START DATASET EXTRACT

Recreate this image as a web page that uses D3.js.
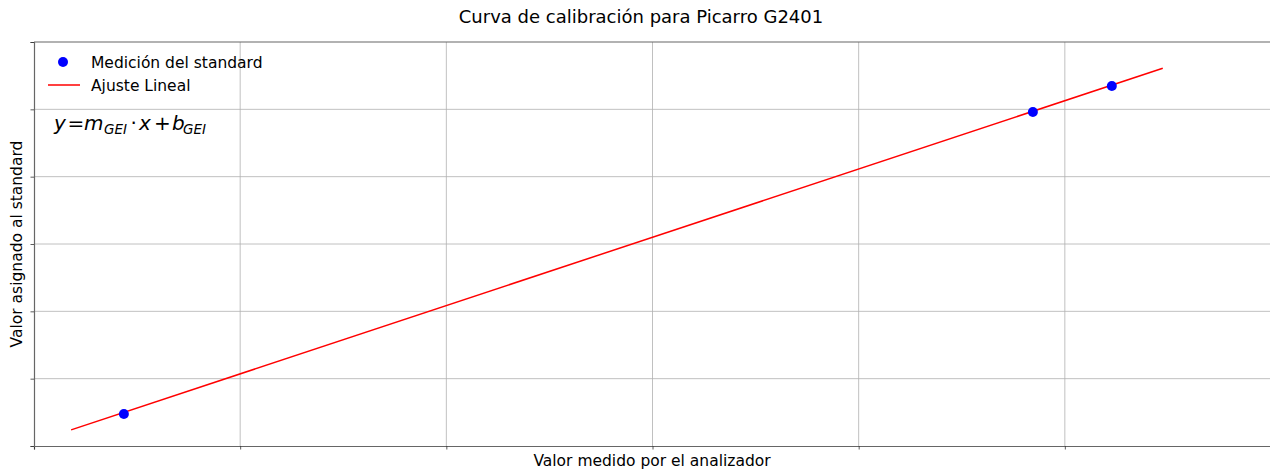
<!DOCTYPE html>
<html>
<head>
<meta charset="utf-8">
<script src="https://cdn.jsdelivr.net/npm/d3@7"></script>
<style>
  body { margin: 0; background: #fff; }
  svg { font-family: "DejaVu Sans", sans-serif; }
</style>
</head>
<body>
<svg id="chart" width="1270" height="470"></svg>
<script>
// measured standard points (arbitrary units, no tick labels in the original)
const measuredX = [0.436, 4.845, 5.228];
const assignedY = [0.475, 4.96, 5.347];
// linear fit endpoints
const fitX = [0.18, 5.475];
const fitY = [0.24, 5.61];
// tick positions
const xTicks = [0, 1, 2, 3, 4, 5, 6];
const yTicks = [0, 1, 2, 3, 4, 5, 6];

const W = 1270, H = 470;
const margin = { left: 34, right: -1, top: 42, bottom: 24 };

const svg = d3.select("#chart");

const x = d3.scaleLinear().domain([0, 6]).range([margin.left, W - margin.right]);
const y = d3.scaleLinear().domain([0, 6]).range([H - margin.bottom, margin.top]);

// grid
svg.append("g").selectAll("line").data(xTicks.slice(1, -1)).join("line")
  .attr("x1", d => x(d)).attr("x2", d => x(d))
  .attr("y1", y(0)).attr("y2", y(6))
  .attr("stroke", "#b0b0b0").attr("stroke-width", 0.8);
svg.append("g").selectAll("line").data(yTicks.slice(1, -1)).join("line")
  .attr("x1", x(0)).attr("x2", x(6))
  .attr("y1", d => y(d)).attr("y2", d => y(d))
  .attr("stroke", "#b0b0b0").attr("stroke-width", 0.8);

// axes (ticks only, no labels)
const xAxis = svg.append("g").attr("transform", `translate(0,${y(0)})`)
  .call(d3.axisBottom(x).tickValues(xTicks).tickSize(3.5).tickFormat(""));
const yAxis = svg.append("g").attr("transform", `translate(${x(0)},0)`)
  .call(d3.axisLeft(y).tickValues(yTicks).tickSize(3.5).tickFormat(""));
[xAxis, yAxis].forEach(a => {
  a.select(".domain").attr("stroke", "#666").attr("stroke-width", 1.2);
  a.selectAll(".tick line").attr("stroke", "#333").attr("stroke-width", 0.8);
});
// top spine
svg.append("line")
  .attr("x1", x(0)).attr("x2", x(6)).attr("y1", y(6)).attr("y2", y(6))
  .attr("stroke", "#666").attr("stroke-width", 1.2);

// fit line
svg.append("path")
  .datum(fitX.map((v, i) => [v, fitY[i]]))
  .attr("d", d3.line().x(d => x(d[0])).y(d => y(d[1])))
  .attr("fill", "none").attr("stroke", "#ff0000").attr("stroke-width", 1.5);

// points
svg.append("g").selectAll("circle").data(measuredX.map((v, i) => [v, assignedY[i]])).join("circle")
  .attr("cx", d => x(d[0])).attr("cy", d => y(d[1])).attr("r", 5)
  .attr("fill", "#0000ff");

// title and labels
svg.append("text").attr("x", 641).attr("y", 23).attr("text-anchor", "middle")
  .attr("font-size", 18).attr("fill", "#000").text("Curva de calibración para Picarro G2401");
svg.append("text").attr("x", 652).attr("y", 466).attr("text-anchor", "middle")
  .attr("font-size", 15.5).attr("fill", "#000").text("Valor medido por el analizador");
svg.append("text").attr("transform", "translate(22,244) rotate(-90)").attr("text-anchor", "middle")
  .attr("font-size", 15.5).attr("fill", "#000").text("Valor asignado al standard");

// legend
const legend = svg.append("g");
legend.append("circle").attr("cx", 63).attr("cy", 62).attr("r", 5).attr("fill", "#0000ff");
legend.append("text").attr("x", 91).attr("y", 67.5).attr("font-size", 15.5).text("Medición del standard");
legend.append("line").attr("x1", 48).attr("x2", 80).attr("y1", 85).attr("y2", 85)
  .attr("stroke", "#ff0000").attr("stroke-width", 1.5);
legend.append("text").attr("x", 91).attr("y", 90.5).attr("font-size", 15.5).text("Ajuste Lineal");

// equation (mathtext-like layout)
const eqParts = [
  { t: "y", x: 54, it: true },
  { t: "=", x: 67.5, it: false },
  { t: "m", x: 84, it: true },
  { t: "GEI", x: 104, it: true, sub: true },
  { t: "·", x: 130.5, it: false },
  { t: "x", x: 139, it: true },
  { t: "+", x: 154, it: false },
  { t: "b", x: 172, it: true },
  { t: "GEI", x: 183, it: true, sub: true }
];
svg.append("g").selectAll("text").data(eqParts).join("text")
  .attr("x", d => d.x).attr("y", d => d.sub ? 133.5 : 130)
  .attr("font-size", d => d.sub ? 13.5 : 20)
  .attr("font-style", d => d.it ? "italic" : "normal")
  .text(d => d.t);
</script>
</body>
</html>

END DATASET EXTRACT

▶ [YOUR GOAL]: Omit the pictures, then quote the rest of the material above exactly.

▶ [RESPONSE TO THIS TASK]:
Recreate this image as a web page that uses D3.js.
<!DOCTYPE html>
<html>
<head>
<meta charset="utf-8">
<script src="https://cdn.jsdelivr.net/npm/d3@7"></script>
<style>
  body { margin: 0; background: #fff; }
  svg { font-family: "DejaVu Sans", sans-serif; }
</style>
</head>
<body>
<svg id="chart" width="1270" height="470"></svg>
<script>
// measured standard points (arbitrary units, no tick labels in the original)
const measuredX = [0.436, 4.845, 5.228];
const assignedY = [0.475, 4.96, 5.347];
// linear fit endpoints
const fitX = [0.18, 5.475];
const fitY = [0.24, 5.61];
// tick positions
const xTicks = [0, 1, 2, 3, 4, 5, 6];
const yTicks = [0, 1, 2, 3, 4, 5, 6];

const W = 1270, H = 470;
const margin = { left: 34, right: -1, top: 42, bottom: 24 };

const svg = d3.select("#chart");

const x = d3.scaleLinear().domain([0, 6]).range([margin.left, W - margin.right]);
const y = d3.scaleLinear().domain([0, 6]).range([H - margin.bottom, margin.top]);

// grid
svg.append("g").selectAll("line").data(xTicks.slice(1, -1)).join("line")
  .attr("x1", d => x(d)).attr("x2", d => x(d))
  .attr("y1", y(0)).attr("y2", y(6))
  .attr("stroke", "#b0b0b0").attr("stroke-width", 0.8);
svg.append("g").selectAll("line").data(yTicks.slice(1, -1)).join("line")
  .attr("x1", x(0)).attr("x2", x(6))
  .attr("y1", d => y(d)).attr("y2", d => y(d))
  .attr("stroke", "#b0b0b0").attr("stroke-width", 0.8);

// axes (ticks only, no labels)
const xAxis = svg.append("g").attr("transform", `translate(0,${y(0)})`)
  .call(d3.axisBottom(x).tickValues(xTicks).tickSize(3.5).tickFormat(""));
const yAxis = svg.append("g").attr("transform", `translate(${x(0)},0)`)
  .call(d3.axisLeft(y).tickValues(yTicks).tickSize(3.5).tickFormat(""));
[xAxis, yAxis].forEach(a => {
  a.select(".domain").attr("stroke", "#666").attr("stroke-width", 1.2);
  a.selectAll(".tick line").attr("stroke", "#333").attr("stroke-width", 0.8);
});
// top spine
svg.append("line")
  .attr("x1", x(0)).attr("x2", x(6)).attr("y1", y(6)).attr("y2", y(6))
  .attr("stroke", "#666").attr("stroke-width", 1.2);

// fit line
svg.append("path")
  .datum(fitX.map((v, i) => [v, fitY[i]]))
  .attr("d", d3.line().x(d => x(d[0])).y(d => y(d[1])))
  .attr("fill", "none").attr("stroke", "#ff0000").attr("stroke-width", 1.5);

// points
svg.append("g").selectAll("circle").data(measuredX.map((v, i) => [v, assignedY[i]])).join("circle")
  .attr("cx", d => x(d[0])).attr("cy", d => y(d[1])).attr("r", 5)
  .attr("fill", "#0000ff");

// title and labels
svg.append("text").attr("x", 641).attr("y", 23).attr("text-anchor", "middle")
  .attr("font-size", 18).attr("fill", "#000").text("Curva de calibración para Picarro G2401");
svg.append("text").attr("x", 652).attr("y", 466).attr("text-anchor", "middle")
  .attr("font-size", 15.5).attr("fill", "#000").text("Valor medido por el analizador");
svg.append("text").attr("transform", "translate(22,244) rotate(-90)").attr("text-anchor", "middle")
  .attr("font-size", 15.5).attr("fill", "#000").text("Valor asignado al standard");

// legend
const legend = svg.append("g");
legend.append("circle").attr("cx", 63).attr("cy", 62).attr("r", 5).attr("fill", "#0000ff");
legend.append("text").attr("x", 91).attr("y", 67.5).attr("font-size", 15.5).text("Medición del standard");
legend.append("line").attr("x1", 48).attr("x2", 80).attr("y1", 85).attr("y2", 85)
  .attr("stroke", "#ff0000").attr("stroke-width", 1.5);
legend.append("text").attr("x", 91).attr("y", 90.5).attr("font-size", 15.5).text("Ajuste Lineal");

// equation (mathtext-like layout)
const eqParts = [
  { t: "y", x: 54, it: true },
  { t: "=", x: 67.5, it: false },
  { t: "m", x: 84, it: true },
  { t: "GEI", x: 104, it: true, sub: true },
  { t: "·", x: 130.5, it: false },
  { t: "x", x: 139, it: true },
  { t: "+", x: 154, it: false },
  { t: "b", x: 172, it: true },
  { t: "GEI", x: 183, it: true, sub: true }
];
svg.append("g").selectAll("text").data(eqParts).join("text")
  .attr("x", d => d.x).attr("y", d => d.sub ? 133.5 : 130)
  .attr("font-size", d => d.sub ? 13.5 : 20)
  .attr("font-style", d => d.it ? "italic" : "normal")
  .text(d => d.t);
</script>
</body>
</html>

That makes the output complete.